* _DATA SECTION_:
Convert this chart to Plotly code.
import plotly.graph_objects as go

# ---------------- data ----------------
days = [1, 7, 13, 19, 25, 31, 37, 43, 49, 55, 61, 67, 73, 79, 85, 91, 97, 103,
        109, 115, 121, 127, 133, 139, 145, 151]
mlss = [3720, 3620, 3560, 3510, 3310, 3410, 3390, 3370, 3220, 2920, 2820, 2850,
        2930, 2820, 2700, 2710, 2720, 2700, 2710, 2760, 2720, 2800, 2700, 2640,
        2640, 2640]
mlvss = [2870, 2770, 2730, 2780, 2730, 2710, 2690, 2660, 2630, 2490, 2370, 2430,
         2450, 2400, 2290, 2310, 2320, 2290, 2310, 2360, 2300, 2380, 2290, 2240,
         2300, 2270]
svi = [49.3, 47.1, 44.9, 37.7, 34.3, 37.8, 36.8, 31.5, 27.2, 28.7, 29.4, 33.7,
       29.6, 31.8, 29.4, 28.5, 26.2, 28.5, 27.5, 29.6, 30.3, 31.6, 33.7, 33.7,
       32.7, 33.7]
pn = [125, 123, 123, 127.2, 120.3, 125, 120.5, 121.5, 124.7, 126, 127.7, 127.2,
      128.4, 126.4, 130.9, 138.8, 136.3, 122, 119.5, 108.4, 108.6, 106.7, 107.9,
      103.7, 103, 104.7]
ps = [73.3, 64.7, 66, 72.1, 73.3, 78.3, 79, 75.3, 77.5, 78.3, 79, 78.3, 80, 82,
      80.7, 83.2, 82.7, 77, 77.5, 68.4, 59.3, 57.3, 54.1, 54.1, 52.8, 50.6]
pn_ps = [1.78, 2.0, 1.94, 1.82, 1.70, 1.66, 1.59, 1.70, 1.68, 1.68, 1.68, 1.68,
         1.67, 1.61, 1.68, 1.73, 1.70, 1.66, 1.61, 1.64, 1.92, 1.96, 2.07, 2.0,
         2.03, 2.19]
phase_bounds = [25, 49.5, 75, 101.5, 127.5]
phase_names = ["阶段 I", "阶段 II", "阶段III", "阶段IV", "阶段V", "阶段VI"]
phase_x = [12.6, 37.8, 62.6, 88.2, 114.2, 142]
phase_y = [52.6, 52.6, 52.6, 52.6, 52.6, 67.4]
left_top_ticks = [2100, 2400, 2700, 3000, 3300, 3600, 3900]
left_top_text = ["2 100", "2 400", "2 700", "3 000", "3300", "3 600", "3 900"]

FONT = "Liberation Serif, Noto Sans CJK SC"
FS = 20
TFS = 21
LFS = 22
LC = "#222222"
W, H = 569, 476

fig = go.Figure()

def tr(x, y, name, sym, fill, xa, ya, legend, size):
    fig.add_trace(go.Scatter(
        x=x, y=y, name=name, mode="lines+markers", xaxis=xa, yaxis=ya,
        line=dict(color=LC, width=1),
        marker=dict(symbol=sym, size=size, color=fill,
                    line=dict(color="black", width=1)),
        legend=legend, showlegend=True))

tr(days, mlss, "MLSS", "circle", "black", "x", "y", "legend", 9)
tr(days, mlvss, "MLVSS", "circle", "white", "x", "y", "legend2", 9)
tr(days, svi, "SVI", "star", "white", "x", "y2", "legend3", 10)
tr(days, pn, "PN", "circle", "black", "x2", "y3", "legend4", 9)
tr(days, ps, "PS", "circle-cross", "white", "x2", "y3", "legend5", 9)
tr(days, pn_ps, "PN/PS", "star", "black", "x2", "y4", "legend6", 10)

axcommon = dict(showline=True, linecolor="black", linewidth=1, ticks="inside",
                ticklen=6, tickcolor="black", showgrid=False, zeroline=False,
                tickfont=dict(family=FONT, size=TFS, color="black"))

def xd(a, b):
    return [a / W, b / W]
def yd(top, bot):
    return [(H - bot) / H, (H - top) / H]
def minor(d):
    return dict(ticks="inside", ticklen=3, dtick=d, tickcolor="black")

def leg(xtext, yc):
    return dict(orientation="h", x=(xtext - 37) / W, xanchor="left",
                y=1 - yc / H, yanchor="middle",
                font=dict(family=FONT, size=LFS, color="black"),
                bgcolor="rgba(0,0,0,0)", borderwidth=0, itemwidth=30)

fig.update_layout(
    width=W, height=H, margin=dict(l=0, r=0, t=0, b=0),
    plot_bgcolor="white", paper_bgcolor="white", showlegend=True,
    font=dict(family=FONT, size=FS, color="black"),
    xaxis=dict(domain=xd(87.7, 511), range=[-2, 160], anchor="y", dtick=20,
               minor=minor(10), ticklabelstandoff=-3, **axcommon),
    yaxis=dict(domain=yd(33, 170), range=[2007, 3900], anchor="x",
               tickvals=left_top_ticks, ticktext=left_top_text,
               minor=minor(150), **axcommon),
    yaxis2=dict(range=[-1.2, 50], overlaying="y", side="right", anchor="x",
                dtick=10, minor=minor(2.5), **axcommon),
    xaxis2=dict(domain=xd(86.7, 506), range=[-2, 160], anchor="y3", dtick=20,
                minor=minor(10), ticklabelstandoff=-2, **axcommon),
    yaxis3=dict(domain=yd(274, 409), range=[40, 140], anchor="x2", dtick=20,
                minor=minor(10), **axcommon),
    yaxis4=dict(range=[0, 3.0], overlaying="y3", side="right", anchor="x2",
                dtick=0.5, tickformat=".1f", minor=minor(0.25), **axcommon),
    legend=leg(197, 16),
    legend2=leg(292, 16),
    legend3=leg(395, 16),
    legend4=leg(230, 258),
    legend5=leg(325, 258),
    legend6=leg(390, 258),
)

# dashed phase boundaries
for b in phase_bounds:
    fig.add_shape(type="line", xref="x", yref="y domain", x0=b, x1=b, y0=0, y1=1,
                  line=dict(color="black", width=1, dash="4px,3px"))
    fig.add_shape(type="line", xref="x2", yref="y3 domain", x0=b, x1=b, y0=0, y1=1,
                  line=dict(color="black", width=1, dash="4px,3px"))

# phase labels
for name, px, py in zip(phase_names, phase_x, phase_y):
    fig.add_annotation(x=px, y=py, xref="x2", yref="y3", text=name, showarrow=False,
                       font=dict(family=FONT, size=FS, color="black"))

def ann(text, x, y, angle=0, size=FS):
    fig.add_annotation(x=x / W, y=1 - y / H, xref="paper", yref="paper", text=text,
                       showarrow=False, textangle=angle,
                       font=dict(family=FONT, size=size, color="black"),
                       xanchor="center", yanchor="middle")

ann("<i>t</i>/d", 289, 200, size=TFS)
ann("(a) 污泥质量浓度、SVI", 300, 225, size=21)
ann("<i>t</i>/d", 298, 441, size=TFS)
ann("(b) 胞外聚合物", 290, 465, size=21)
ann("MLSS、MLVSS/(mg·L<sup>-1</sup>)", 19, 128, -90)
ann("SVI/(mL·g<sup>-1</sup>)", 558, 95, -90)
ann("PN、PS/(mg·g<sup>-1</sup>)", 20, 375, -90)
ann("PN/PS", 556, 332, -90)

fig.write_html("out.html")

* _WHAT IS REQUIRED_: Print from the first line through the line that contains "import plotly.graph_objects as go", please, including both, and leave out every line outside that stretch.

* _COMPLETE RESPONSE_:
Convert this chart to Plotly code.
import plotly.graph_objects as go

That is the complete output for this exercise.